WRITTEN TASK ::
Restrict the output to the lines below starting at the one that contains "Clone this chart in Altair." and ending at the one that contains "cmax = 34.8", and restate them word for word, both ends included.
Begin INPUT
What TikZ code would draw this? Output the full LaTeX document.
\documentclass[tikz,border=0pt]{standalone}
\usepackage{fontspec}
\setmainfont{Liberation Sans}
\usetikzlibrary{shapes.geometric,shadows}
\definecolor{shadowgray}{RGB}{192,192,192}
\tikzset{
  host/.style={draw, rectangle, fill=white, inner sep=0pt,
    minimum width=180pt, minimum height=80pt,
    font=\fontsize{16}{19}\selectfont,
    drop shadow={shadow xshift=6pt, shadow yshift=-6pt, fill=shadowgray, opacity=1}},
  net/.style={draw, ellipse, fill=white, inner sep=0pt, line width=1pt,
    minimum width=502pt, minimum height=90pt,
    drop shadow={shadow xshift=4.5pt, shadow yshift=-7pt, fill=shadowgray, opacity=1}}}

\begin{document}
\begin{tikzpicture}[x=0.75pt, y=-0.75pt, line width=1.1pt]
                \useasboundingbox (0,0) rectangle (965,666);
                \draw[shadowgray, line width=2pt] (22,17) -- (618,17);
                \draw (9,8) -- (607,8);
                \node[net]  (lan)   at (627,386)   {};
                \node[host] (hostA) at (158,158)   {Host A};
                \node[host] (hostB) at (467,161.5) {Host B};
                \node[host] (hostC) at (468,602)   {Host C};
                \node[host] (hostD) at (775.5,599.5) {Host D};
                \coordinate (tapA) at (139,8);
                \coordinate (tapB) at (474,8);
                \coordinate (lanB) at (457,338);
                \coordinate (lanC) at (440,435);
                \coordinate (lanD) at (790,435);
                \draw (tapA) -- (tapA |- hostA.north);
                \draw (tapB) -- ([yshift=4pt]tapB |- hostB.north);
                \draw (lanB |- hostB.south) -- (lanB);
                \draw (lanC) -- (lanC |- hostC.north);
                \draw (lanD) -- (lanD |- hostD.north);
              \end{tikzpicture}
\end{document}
End INPUT
Begin INPUT
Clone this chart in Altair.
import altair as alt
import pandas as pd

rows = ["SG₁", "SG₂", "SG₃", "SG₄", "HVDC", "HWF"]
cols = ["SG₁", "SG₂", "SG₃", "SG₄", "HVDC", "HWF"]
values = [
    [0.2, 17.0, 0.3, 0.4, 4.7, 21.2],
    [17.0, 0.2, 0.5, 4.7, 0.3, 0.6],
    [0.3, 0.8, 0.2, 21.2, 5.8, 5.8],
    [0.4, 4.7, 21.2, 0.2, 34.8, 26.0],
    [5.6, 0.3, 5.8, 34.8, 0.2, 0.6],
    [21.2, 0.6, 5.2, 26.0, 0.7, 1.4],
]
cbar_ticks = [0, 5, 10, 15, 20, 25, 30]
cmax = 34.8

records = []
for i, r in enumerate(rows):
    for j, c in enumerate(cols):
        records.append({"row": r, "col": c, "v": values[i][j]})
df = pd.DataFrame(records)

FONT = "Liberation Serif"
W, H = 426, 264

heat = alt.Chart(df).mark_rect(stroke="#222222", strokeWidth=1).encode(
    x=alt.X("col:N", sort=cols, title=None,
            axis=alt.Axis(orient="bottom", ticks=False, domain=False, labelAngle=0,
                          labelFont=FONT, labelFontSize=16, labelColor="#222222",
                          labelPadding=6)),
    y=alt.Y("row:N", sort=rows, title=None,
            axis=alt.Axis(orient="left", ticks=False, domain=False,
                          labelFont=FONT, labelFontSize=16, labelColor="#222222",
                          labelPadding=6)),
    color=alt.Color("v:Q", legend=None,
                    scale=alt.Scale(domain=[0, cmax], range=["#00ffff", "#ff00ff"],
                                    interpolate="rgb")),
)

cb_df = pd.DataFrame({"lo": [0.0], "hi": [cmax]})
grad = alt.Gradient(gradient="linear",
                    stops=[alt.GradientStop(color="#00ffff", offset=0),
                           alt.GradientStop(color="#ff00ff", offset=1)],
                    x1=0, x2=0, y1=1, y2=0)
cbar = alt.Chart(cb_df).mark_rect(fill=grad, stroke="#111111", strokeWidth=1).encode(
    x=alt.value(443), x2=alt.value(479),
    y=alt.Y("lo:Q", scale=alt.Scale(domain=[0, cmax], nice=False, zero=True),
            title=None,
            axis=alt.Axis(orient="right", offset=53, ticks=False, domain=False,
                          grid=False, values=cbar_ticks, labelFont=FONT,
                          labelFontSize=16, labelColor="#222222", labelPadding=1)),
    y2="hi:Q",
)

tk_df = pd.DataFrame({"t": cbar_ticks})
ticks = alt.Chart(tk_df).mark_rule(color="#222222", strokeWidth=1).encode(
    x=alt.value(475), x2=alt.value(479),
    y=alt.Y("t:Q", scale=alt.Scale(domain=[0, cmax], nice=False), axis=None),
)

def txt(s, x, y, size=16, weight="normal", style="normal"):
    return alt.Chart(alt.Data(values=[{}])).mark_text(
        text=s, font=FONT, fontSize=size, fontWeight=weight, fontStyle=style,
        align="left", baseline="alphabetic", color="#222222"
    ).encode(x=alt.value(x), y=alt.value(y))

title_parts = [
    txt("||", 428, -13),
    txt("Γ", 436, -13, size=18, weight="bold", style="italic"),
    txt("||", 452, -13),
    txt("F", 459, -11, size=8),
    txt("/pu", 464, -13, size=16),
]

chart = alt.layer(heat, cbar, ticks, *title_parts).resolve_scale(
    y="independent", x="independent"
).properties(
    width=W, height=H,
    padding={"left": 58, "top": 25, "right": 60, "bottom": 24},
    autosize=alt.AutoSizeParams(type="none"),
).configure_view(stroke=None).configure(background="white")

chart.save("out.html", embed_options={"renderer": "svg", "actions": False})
End INPUT
Begin INPUT
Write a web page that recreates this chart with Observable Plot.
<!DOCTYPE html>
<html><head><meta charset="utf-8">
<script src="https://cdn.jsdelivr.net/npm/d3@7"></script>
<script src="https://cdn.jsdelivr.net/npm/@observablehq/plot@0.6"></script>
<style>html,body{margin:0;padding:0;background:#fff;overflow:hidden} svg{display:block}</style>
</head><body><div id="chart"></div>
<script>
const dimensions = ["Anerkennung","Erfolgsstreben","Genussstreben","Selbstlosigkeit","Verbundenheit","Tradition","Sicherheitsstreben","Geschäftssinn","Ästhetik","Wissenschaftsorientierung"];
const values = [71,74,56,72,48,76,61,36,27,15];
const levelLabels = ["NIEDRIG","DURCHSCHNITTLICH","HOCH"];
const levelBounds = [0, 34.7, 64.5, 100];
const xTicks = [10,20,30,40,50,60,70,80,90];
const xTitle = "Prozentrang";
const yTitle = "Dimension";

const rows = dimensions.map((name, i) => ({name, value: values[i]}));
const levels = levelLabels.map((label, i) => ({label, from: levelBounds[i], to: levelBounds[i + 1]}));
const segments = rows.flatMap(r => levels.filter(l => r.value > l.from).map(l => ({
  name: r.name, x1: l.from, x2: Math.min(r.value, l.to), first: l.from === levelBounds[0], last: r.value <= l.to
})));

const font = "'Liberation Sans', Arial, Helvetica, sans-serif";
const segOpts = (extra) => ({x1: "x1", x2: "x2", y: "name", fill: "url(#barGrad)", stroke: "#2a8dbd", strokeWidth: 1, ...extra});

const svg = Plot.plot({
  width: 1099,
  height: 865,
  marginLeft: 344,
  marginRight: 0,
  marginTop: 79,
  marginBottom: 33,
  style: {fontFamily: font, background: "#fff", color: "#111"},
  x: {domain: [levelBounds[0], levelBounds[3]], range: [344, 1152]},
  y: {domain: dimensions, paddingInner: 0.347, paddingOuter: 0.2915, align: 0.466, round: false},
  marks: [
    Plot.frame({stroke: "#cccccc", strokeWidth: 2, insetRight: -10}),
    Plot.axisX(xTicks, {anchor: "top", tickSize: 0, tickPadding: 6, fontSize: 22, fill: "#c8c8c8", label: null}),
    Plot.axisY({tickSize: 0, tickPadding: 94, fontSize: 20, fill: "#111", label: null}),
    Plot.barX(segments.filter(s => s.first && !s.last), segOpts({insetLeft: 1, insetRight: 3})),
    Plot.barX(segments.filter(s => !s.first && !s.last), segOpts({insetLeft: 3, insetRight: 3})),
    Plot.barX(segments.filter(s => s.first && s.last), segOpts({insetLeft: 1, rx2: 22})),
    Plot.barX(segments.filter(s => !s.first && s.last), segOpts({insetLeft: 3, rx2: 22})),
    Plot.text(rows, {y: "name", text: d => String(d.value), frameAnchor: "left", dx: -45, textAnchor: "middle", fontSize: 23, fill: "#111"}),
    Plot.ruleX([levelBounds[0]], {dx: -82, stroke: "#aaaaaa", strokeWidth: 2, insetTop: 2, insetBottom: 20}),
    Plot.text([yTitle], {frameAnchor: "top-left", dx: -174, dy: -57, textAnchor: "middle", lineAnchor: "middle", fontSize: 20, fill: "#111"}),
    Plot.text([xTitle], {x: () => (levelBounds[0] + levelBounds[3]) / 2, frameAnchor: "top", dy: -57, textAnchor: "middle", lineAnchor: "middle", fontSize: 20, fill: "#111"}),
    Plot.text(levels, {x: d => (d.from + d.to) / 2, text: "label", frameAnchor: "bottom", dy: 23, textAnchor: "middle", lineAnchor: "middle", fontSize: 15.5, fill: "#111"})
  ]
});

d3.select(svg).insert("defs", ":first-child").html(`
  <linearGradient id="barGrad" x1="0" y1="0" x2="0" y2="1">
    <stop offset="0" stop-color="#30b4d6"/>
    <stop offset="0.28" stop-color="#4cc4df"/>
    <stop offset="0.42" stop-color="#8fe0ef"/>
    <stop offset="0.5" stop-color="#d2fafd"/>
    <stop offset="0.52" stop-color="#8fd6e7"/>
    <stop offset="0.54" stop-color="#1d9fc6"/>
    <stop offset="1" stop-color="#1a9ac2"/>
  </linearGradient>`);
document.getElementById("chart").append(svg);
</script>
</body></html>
End INPUT
WRITTEN RESPONSE ::
Clone this chart in Altair.
import altair as alt
import pandas as pd

rows = ["SG₁", "SG₂", "SG₃", "SG₄", "HVDC", "HWF"]
cols = ["SG₁", "SG₂", "SG₃", "SG₄", "HVDC", "HWF"]
values = [
    [0.2, 17.0, 0.3, 0.4, 4.7, 21.2],
    [17.0, 0.2, 0.5, 4.7, 0.3, 0.6],
    [0.3, 0.8, 0.2, 21.2, 5.8, 5.8],
    [0.4, 4.7, 21.2, 0.2, 34.8, 26.0],
    [5.6, 0.3, 5.8, 34.8, 0.2, 0.6],
    [21.2, 0.6, 5.2, 26.0, 0.7, 1.4],
]
cbar_ticks = [0, 5, 10, 15, 20, 25, 30]
cmax = 34.8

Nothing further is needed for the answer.